OK, it seems Nigel Lawson supported EMS as a way to control inflation, especially when domestic pressures made tight monetary policy difficult.
First of all, though, when Geoffrey Howe was Chancellor (1979-1983) he opposed a fixed exchange rate, for the following reasons
- The pound as a petrocurrency was too volatile
- We were already pursuing a strict monetary policy
- The rate proposed in 1982 was too high
- People might blame high interest rates (the government's choice) on EMS and turn them off the whole European idea
He only came to support it by 1984, one year into his Foreign Secretaryship.
Nigel Lawson supported fixed exchange rates as a way to stabilise prices and avoid excessive inflation.

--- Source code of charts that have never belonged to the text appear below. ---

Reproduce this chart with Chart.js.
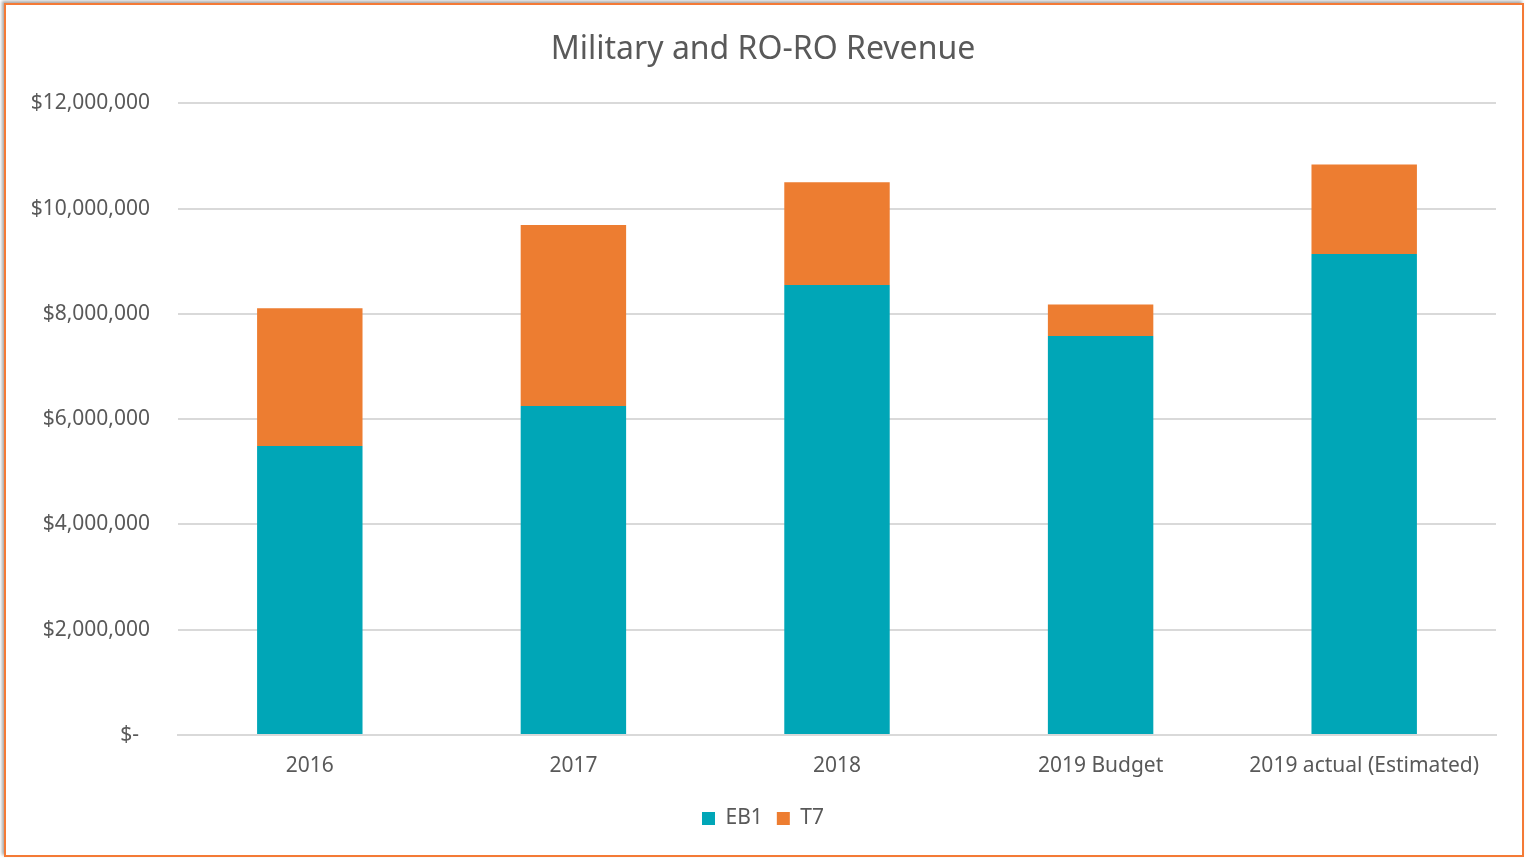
<!DOCTYPE html>
<html>
<head>
<meta charset="utf-8">
<script src="https://cdn.jsdelivr.net/npm/chart.js@4.4.1/dist/chart.umd.min.js"></script>
<style>
  html, body { margin: 0; padding: 0; background: #fff; }
  #wrap { position: absolute; left: 0; top: 0; width: 1526px; height: 858px; }
  #frame {
    position: absolute; left: 4px; top: 3px; width: 1516px; height: 850px;
    border: 2px solid #F47A36; box-shadow: -2px -2px 3px rgba(0,0,0,0.35);
    pointer-events: none;
  }
  canvas { position: absolute; left: 0; top: 0; }
</style>
</head>
<body>
<div id="wrap">
  <canvas id="c" width="1526" height="858"></canvas>
  <div id="frame"></div>
</div>
<script>
// data
var categories = ["2016", "2017", "2018", "2019 Budget", "2019 actual (Estimated)"];
var eb1 = [5490000, 6250000, 8550000, 7580000, 9140000];
var t7  = [2620000, 3440000, 1950000, 600000, 1700000];
var yTicks = [0, 2000000, 4000000, 6000000, 8000000, 10000000, 12000000];

var textColor = '#595959';
var fontFam = "'Noto Sans', 'Open Sans', sans-serif";

function money(v) {
  if (v === 0) return '$-  ';
  return '$' + v.toLocaleString('en-US');
}

var ctx = document.getElementById('c').getContext('2d');
var chart = new Chart(ctx, {
  type: 'bar',
  data: {
    labels: categories,
    datasets: [
      { label: 'EB1', data: eb1, backgroundColor: '#00A6B7', barPercentage: 0.8, categoryPercentage: 0.5 },
      { label: 'T7', data: t7, backgroundColor: '#ED7D31', barPercentage: 0.8, categoryPercentage: 0.5 }
    ]
  },
  options: {
    responsive: false,
    animation: false,
    layout: { padding: { left: 0, right: 0, top: 0, bottom: 19 } },
    plugins: {
      title: {
        display: true,
        text: 'Military and RO-RO Revenue',
        color: textColor,
        font: { family: fontFam, size: 32, weight: 'normal' },
        padding: { top: 31, bottom: 34 }
      },
      legend: {
        position: 'bottom',
        labels: {
          color: textColor,
          font: { family: fontFam, size: 21 },
          boxWidth: 13, boxHeight: 13,
          padding: 14
        }
      },
      tooltip: { enabled: false }
    },
    scales: {
      x: {
        stacked: true,
        grid: { display: false, drawTicks: false },
        border: { color: '#D9D9D9', width: 2 },
        ticks: { color: textColor, font: { family: fontFam, size: 21 }, padding: 18, maxRotation: 0 },
        afterFit: function(s) { s.height = 59; }
      },
      y: {
        stacked: true,
        min: 0, max: 12000000,
        afterBuildTicks: function(s) { s.ticks = yTicks.map(function(v) { return { value: v }; }); },
        grid: { color: '#D9D9D9', lineWidth: 2, drawTicks: false },
        border: { display: false },
        ticks: {
          color: textColor,
          font: { family: fontFam, size: 21 },
          padding: 28,
          callback: function(v) { return money(v); }
        },
        afterFit: function(s) { s.width = 178; }
      },
      // empty right-hand spacer so the plot stops short of the frame
      yRight: {
        position: 'right',
        grid: { display: false, drawTicks: false },
        border: { display: false },
        ticks: { display: false },
        afterFit: function(s) { s.width = 30; }
      }
    }
  }
});
</script>
</body>
</html>
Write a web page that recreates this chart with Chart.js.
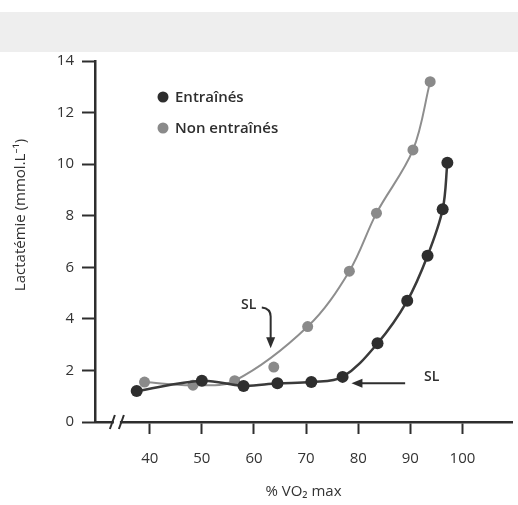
<!DOCTYPE html>
<html>
<head>
<meta charset="utf-8">
<script src="https://cdn.jsdelivr.net/npm/chart.js@4.4.0/dist/chart.umd.min.js"></script>
<style>
  html, body { margin: 0; padding: 0; background: #fff; }
  #wrap { width: 518px; height: 505px; }
</style>
</head>
<body>
<div id="wrap"><canvas id="lactateChart" width="518" height="505"></canvas></div>
<script>
// Data
const trainedLabel = 'Entraînés';
const trainedX = [37.5, 50, 58, 64.5, 71, 77, 83.7, 89.4, 93.3, 96.2, 97.1];
const trainedY = [1.2, 1.6, 1.4, 1.5, 1.55, 1.75, 3.05, 4.7, 6.45, 8.25, 10.05];

const untrainedLabel = 'Non entraînés';
const untrainedX = [39, 48.3, 56.3, 63.8, 70.3, 78.3, 83.5, 90.5, 93.8];
const untrainedY = [1.55, 1.43, 1.6, 2.13, 3.7, 5.85, 8.1, 10.55, 13.2];
// the point at ~64 % sits below the drawn curve
const untrainedOnCurve = [true, true, true, false, true, true, true, true, true];

const xTicks = [40, 50, 60, 70, 80, 90, 100];
const xTitle = '% VO₂ max';
const yTitle = 'Lactatémie (mmol.L⁻¹)';

// Seuil lactique annotations, in data units
const slLabels = [
  { text: 'SL', x: 59, y: 4.52 },
  { text: 'SL', x: 94.1, y: 1.74 }
];

const INK = '#2e2e2e';
const GREY = '#8a8a8a';
const FONT = '"Open Sans", "Noto Sans", sans-serif';

const toPoints = (xs, ys) => xs.map((v, i) => ({ x: v, y: ys[i] }));

// Drawing helpers
function arrowHead(ctx, tx, ty, dir) {
  // dir: 'down' or 'left'
  ctx.beginPath();
  if (dir === 'down') {
    ctx.moveTo(tx, ty);
    ctx.lineTo(tx - 4.5, ty - 11);
    ctx.lineTo(tx + 4.5, ty - 11);
  } else {
    ctx.moveTo(tx, ty);
    ctx.lineTo(tx + 11, ty - 4.5);
    ctx.lineTo(tx + 11, ty + 4.5);
  }
  ctx.closePath();
  ctx.fill();
}

const decorPlugin = {
  id: 'decor',
  beforeDraw(chart) {
    const ctx = chart.ctx;
    ctx.save();
    ctx.fillStyle = '#eeeeee';
    ctx.fillRect(0, 12, chart.width, 40);
    ctx.restore();
  },
  afterDraw(chart) {
    const { ctx, scales: { x, y }, chartArea } = chart;
    ctx.save();

    // axis break "//"
    const bx = x.getPixelForValue(33.7);
    const by = y.getPixelForValue(0);
    ctx.fillStyle = '#fff';
    ctx.fillRect(bx - 3, by - 3, 6, 6);
    ctx.strokeStyle = INK;
    ctx.lineWidth = 2;
    [-4.5, 4.5].forEach(off => {
      ctx.beginPath();
      ctx.moveTo(bx + off - 2.5, by + 7);
      ctx.lineTo(bx + off + 2.5, by - 7);
      ctx.stroke();
    });

    // legend
    ctx.textBaseline = 'middle';
    ctx.textAlign = 'left';
    ctx.font = '600 15px ' + FONT;
    chart.data.datasets.filter(ds => ds.inLegend).forEach((ds, i) => {
      const lx = chartArea.left + 68;
      const ly = chartArea.top + 36 + i * 31;
      ctx.fillStyle = ds.pointBackgroundColor;
      ctx.beginPath();
      ctx.arc(lx, ly, 5.5, 0, Math.PI * 2);
      ctx.fill();
      ctx.fillStyle = INK;
      ctx.fillText(ds.label, lx + 12, ly + 1);
    });

    // SL labels
    ctx.font = '600 14px ' + FONT;
    ctx.textAlign = 'center';
    slLabels.forEach(l => {
      ctx.fillStyle = INK;
      ctx.fillText(l.text, x.getPixelForValue(l.x), y.getPixelForValue(l.y));
    });

    // SL arrow 1 (bent, pointing down)
    ctx.strokeStyle = INK;
    ctx.fillStyle = INK;
    ctx.lineWidth = 2;
    const sx = x.getPixelForValue(61.5), sy = y.getPixelForValue(4.44);
    const tx = x.getPixelForValue(63.2), ty = y.getPixelForValue(2.86);
    ctx.beginPath();
    ctx.moveTo(sx, sy);
    ctx.quadraticCurveTo(tx, sy + 1, tx, sy + 9);
    ctx.lineTo(tx, ty - 8);
    ctx.stroke();
    arrowHead(ctx, tx, ty, 'down');

    // SL arrow 2 (horizontal, pointing left)
    const ax = x.getPixelForValue(89), ay = y.getPixelForValue(1.5);
    const hx = x.getPixelForValue(78.7);
    ctx.beginPath();
    ctx.moveTo(ax, ay);
    ctx.lineTo(hx + 8, ay);
    ctx.stroke();
    arrowHead(ctx, hx, ay, 'left');

    // y axis title
    ctx.font = '15px ' + FONT;
    ctx.fillStyle = INK;
    ctx.translate(21, 215);
    ctx.rotate(-Math.PI / 2);
    ctx.textAlign = 'center';
    ctx.fillText(yTitle, 0, 0);

    ctx.restore();
  }
};

const untrainedPts = toPoints(untrainedX, untrainedY);

new Chart(document.getElementById('lactateChart'), {
  type: 'line',
  data: {
    datasets: [
      {
        label: trainedLabel,
        inLegend: true,
        data: toPoints(trainedX, trainedY),
        borderColor: '#3a3a3a',
        borderWidth: 2.5,
        pointBackgroundColor: INK,
        pointBorderWidth: 0,
        pointRadius: 6,
        tension: 0.35,
        fill: false
      },
      {
        label: untrainedLabel,
        inLegend: true,
        data: untrainedPts,
        showLine: false,
        pointBackgroundColor: GREY,
        pointBorderWidth: 0,
        pointRadius: 5.5
      },
      {
        label: untrainedLabel + ' (courbe)',
        data: untrainedPts.filter((p, i) => untrainedOnCurve[i]),
        borderColor: '#8e8e8e',
        borderWidth: 2,
        pointRadius: 0,
        tension: 0.35,
        fill: false
      }
    ]
  },
  options: {
    responsive: false,
    animation: false,
    layout: { padding: { top: 61, right: 3, left: 0, bottom: 0 } },
    plugins: {
      legend: { display: false },
      tooltip: { enabled: false }
    },
    scales: {
      x: {
        type: 'linear',
        min: 29.5,
        max: 109.5,
        afterBuildTicks: s => { s.ticks = xTicks.map(v => ({ value: v })); },
        afterFit: s => { s.height = 83; },
        grid: { drawOnChartArea: false, drawTicks: true, tickLength: 12, tickColor: INK, tickWidth: 2 },
        border: { color: INK, width: 2.5 },
        ticks: { color: '#333', padding: 16, font: { family: FONT, size: 15 } },
        title: { display: true, text: xTitle, color: '#333', padding: { top: 0, bottom: 4 }, font: { family: FONT, size: 15 } }
      },
      y: {
        min: 0,
        max: 14,
        afterFit: s => { s.width = 95; },
        grid: { drawOnChartArea: false, drawTicks: true, tickLength: 13, tickColor: INK, tickWidth: 2 },
        border: { color: INK, width: 2.5 },
        ticks: { stepSize: 2, color: '#333', padding: 8, font: { family: FONT, size: 15 } }
      }
    }
  },
  plugins: [decorPlugin]
});
</script>
</body>
</html>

Under the Bretton Woods system governments had the illusion they were pursuing domestic full employment policies, whereas in fact they were following some form of international monetarism.
In effect he saw it as an alternative to monetarism - controlling the 'money supply' - which was becoming very difficult with deregulation and the abolition of exchange controls; sources of credit were too diverse to control. His solution was fixing the pound to the stronger and more stable Deutschmark, making devaluation very difficult - and so incentivising companies and people to restrain costs.
The point is, first, that, for a mixture of historical, cultural and institutional reasons, Germany is able to maintain a reasonable degree of price stability; second, that recognising this, the financial markets attach greater credibility to a monetary policy based on adherence to the Deutschmark; and third that, within the ERM, companies know that if they fail to control costs they are unlikely to be saved from bankruptcy by devaluation.
In effect, he viewed the high pound as a positive because it 'squeezed inflation' out of the system.